--- begin ---

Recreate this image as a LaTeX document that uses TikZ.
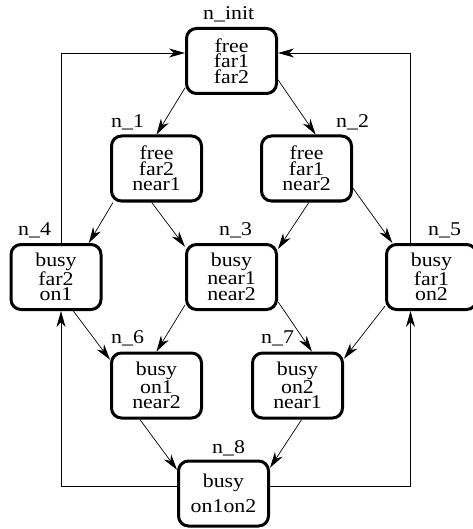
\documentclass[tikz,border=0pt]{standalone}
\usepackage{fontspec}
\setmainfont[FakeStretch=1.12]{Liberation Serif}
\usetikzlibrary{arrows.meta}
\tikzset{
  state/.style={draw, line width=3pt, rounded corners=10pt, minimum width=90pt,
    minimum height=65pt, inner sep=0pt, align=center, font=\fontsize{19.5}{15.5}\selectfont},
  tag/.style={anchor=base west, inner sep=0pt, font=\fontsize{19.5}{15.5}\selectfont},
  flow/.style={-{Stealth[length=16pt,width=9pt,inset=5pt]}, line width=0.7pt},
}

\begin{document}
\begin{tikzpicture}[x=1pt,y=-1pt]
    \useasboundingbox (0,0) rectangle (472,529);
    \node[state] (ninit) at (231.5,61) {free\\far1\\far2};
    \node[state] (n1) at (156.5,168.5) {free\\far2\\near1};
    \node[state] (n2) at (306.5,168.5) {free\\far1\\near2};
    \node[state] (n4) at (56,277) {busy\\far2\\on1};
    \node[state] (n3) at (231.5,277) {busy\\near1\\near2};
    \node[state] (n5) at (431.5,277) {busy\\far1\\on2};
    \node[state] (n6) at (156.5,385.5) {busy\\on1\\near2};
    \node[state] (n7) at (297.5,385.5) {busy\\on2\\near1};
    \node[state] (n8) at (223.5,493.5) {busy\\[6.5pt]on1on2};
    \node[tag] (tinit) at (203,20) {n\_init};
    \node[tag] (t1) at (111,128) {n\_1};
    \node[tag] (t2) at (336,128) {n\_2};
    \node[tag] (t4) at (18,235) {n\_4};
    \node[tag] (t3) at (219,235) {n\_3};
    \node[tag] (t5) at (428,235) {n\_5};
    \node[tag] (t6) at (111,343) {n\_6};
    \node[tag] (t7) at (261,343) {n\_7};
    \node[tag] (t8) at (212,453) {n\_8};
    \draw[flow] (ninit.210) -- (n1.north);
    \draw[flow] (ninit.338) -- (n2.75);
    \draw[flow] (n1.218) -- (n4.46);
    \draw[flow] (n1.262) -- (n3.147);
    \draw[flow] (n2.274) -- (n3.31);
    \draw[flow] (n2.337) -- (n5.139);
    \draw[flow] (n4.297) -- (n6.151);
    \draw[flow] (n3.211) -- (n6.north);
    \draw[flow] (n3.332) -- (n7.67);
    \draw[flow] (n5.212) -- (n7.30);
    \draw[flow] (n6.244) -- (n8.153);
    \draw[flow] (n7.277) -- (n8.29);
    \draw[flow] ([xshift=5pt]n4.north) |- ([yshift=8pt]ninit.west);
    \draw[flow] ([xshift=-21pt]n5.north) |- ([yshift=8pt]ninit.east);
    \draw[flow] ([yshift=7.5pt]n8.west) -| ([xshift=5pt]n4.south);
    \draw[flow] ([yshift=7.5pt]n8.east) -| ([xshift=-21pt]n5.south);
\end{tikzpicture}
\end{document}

--- end ---

Problem statement -> Transcribe the preceding listing in its entirety and with exact wording, leaving out pictures.

Reply to the exercise ->
Recreate this image as a LaTeX document that uses TikZ.
\documentclass[tikz,border=0pt]{standalone}
\usepackage{fontspec}
\setmainfont[FakeStretch=1.12]{Liberation Serif}
\usetikzlibrary{arrows.meta}
\tikzset{
  state/.style={draw, line width=3pt, rounded corners=10pt, minimum width=90pt,
    minimum height=65pt, inner sep=0pt, align=center, font=\fontsize{19.5}{15.5}\selectfont},
  tag/.style={anchor=base west, inner sep=0pt, font=\fontsize{19.5}{15.5}\selectfont},
  flow/.style={-{Stealth[length=16pt,width=9pt,inset=5pt]}, line width=0.7pt},
}

\begin{document}
\begin{tikzpicture}[x=1pt,y=-1pt]
    \useasboundingbox (0,0) rectangle (472,529);
    \node[state] (ninit) at (231.5,61) {free\\far1\\far2};
    \node[state] (n1) at (156.5,168.5) {free\\far2\\near1};
    \node[state] (n2) at (306.5,168.5) {free\\far1\\near2};
    \node[state] (n4) at (56,277) {busy\\far2\\on1};
    \node[state] (n3) at (231.5,277) {busy\\near1\\near2};
    \node[state] (n5) at (431.5,277) {busy\\far1\\on2};
    \node[state] (n6) at (156.5,385.5) {busy\\on1\\near2};
    \node[state] (n7) at (297.5,385.5) {busy\\on2\\near1};
    \node[state] (n8) at (223.5,493.5) {busy\\[6.5pt]on1on2};
    \node[tag] (tinit) at (203,20) {n\_init};
    \node[tag] (t1) at (111,128) {n\_1};
    \node[tag] (t2) at (336,128) {n\_2};
    \node[tag] (t4) at (18,235) {n\_4};
    \node[tag] (t3) at (219,235) {n\_3};
    \node[tag] (t5) at (428,235) {n\_5};
    \node[tag] (t6) at (111,343) {n\_6};
    \node[tag] (t7) at (261,343) {n\_7};
    \node[tag] (t8) at (212,453) {n\_8};
    \draw[flow] (ninit.210) -- (n1.north);
    \draw[flow] (ninit.338) -- (n2.75);
    \draw[flow] (n1.218) -- (n4.46);
    \draw[flow] (n1.262) -- (n3.147);
    \draw[flow] (n2.274) -- (n3.31);
    \draw[flow] (n2.337) -- (n5.139);
    \draw[flow] (n4.297) -- (n6.151);
    \draw[flow] (n3.211) -- (n6.north);
    \draw[flow] (n3.332) -- (n7.67);
    \draw[flow] (n5.212) -- (n7.30);
    \draw[flow] (n6.244) -- (n8.153);
    \draw[flow] (n7.277) -- (n8.29);
    \draw[flow] ([xshift=5pt]n4.north) |- ([yshift=8pt]ninit.west);
    \draw[flow] ([xshift=-21pt]n5.north) |- ([yshift=8pt]ninit.east);
    \draw[flow] ([yshift=7.5pt]n8.west) -| ([xshift=5pt]n4.south);
    \draw[flow] ([yshift=7.5pt]n8.east) -| ([xshift=-21pt]n5.south);
\end{tikzpicture}
\end{document}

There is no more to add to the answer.